*** Extracted material ***
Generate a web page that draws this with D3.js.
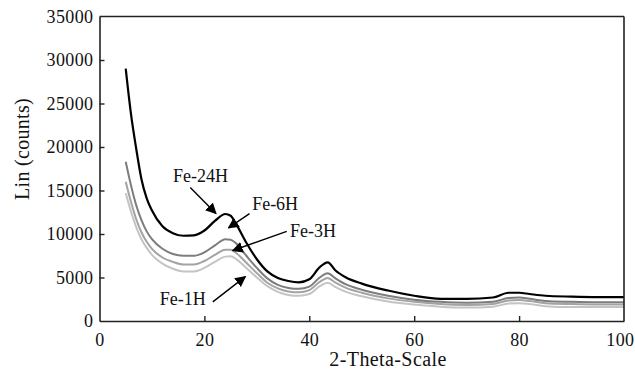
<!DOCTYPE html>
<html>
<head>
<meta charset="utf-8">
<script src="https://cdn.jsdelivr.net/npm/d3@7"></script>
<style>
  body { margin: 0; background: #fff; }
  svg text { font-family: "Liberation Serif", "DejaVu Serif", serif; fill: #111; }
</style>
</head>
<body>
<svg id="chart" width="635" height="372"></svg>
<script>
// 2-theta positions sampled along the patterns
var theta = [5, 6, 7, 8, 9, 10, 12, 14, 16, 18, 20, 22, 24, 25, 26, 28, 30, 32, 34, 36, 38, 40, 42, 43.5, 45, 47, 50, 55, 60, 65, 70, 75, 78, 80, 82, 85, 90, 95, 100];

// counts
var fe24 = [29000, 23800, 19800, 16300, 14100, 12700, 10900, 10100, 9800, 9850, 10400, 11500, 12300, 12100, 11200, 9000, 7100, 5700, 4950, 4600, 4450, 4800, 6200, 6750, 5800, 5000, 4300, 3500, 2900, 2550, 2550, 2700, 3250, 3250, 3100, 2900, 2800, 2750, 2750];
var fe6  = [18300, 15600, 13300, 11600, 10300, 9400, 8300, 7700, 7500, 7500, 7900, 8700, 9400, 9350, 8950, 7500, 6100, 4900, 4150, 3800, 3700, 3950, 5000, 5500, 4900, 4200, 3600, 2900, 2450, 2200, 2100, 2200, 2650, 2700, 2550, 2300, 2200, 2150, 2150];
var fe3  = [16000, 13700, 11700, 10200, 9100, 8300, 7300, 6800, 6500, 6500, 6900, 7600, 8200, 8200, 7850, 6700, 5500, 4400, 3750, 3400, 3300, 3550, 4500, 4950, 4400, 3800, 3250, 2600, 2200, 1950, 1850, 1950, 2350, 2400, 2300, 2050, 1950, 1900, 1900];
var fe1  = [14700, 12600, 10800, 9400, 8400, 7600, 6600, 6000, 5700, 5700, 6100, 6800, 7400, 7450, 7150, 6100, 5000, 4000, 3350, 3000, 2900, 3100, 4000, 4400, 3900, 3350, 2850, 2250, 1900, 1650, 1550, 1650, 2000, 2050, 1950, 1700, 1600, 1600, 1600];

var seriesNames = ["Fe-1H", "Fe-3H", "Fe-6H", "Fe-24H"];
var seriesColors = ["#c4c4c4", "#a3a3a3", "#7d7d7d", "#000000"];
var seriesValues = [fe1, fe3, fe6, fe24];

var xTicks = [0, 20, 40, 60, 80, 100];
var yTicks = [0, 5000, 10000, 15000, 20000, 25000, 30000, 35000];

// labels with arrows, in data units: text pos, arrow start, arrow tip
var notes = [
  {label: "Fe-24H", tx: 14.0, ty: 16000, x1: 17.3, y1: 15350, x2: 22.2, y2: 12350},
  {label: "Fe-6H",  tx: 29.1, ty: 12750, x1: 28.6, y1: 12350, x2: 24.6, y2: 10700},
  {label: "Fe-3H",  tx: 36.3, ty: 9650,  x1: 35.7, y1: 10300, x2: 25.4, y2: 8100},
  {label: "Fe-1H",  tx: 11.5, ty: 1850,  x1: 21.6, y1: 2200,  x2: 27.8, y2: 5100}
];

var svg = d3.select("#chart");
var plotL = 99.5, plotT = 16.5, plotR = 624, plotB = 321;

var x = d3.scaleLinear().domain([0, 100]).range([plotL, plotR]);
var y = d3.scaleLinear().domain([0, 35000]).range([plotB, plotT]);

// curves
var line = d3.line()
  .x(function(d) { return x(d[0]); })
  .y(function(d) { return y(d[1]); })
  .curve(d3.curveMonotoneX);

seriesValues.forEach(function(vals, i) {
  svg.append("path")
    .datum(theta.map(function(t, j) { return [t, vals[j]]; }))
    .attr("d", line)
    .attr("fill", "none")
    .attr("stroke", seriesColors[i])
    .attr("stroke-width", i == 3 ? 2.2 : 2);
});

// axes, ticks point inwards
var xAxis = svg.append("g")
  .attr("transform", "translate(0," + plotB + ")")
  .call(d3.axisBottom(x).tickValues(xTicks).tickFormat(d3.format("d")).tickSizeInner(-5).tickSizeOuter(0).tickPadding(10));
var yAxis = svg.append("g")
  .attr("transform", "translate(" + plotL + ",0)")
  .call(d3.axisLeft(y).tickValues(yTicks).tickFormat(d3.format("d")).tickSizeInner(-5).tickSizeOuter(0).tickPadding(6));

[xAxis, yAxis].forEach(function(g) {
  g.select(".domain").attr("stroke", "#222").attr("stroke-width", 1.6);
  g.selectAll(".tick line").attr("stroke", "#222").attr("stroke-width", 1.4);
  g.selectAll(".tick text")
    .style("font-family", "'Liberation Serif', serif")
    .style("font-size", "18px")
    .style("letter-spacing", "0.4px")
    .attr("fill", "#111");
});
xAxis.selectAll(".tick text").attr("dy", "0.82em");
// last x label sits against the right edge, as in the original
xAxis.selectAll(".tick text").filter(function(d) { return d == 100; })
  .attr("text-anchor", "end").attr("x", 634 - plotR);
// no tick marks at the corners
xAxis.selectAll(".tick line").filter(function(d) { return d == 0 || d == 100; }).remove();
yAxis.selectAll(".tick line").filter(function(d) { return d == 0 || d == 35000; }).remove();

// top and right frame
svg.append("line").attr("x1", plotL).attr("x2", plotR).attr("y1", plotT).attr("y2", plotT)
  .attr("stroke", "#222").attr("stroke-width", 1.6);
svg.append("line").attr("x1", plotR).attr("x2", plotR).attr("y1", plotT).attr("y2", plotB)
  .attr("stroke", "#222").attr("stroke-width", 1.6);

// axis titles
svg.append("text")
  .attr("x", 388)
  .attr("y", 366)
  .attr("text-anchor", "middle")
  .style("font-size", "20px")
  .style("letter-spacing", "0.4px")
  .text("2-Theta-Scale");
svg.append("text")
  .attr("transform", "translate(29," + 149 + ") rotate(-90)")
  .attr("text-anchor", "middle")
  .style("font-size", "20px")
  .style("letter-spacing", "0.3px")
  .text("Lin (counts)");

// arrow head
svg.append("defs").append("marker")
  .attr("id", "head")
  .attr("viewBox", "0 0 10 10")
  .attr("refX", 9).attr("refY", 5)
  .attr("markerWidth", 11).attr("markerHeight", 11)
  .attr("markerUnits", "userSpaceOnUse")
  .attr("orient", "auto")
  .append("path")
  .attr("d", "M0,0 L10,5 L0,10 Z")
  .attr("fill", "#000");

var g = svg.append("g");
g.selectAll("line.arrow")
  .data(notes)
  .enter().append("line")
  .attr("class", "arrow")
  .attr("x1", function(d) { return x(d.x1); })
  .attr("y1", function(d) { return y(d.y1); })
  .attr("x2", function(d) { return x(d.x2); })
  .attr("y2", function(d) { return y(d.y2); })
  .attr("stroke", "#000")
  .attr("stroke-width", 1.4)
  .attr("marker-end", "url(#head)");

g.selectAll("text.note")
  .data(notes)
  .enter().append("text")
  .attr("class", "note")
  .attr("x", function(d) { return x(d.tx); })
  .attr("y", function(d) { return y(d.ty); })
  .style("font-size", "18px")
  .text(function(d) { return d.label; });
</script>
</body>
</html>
***
*** Extracted material ***
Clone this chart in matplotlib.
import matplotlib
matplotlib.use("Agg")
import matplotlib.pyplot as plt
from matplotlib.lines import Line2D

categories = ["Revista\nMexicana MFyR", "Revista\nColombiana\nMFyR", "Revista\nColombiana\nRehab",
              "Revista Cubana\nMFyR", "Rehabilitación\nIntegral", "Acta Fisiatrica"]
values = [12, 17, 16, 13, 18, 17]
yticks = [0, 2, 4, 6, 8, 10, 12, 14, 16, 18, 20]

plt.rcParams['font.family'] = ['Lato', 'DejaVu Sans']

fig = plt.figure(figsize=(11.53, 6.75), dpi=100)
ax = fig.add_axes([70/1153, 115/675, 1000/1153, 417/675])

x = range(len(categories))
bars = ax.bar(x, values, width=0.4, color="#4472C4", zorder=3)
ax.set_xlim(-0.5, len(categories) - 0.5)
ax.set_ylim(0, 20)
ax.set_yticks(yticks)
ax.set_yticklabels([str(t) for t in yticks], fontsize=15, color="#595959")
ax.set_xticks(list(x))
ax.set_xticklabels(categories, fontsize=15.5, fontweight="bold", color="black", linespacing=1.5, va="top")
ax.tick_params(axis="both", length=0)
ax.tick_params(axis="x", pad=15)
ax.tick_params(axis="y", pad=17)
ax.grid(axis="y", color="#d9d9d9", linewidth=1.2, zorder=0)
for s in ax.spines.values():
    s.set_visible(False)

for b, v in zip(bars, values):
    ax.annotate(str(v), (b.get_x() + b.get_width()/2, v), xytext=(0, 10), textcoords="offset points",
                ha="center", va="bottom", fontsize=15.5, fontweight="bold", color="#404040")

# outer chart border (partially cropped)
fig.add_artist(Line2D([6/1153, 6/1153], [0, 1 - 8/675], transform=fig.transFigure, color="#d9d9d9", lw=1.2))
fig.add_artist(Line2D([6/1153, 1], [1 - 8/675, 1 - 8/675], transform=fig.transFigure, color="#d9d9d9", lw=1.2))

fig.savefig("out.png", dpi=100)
***
For the material above, give again only the lines starting at the line that contains "Generate a web" and ending at the line that contains "90, 95, 100];". Pictures do not belong in the copy.

▶ **Solution below**
Generate a web page that draws this with D3.js.
<!DOCTYPE html>
<html>
<head>
<meta charset="utf-8">
<script src="https://cdn.jsdelivr.net/npm/d3@7"></script>
<style>
  body { margin: 0; background: #fff; }
  svg text { font-family: "Liberation Serif", "DejaVu Serif", serif; fill: #111; }
</style>
</head>
<body>
<svg id="chart" width="635" height="372"></svg>
<script>
// 2-theta positions sampled along the patterns
var theta = [5, 6, 7, 8, 9, 10, 12, 14, 16, 18, 20, 22, 24, 25, 26, 28, 30, 32, 34, 36, 38, 40, 42, 43.5, 45, 47, 50, 55, 60, 65, 70, 75, 78, 80, 82, 85, 90, 95, 100];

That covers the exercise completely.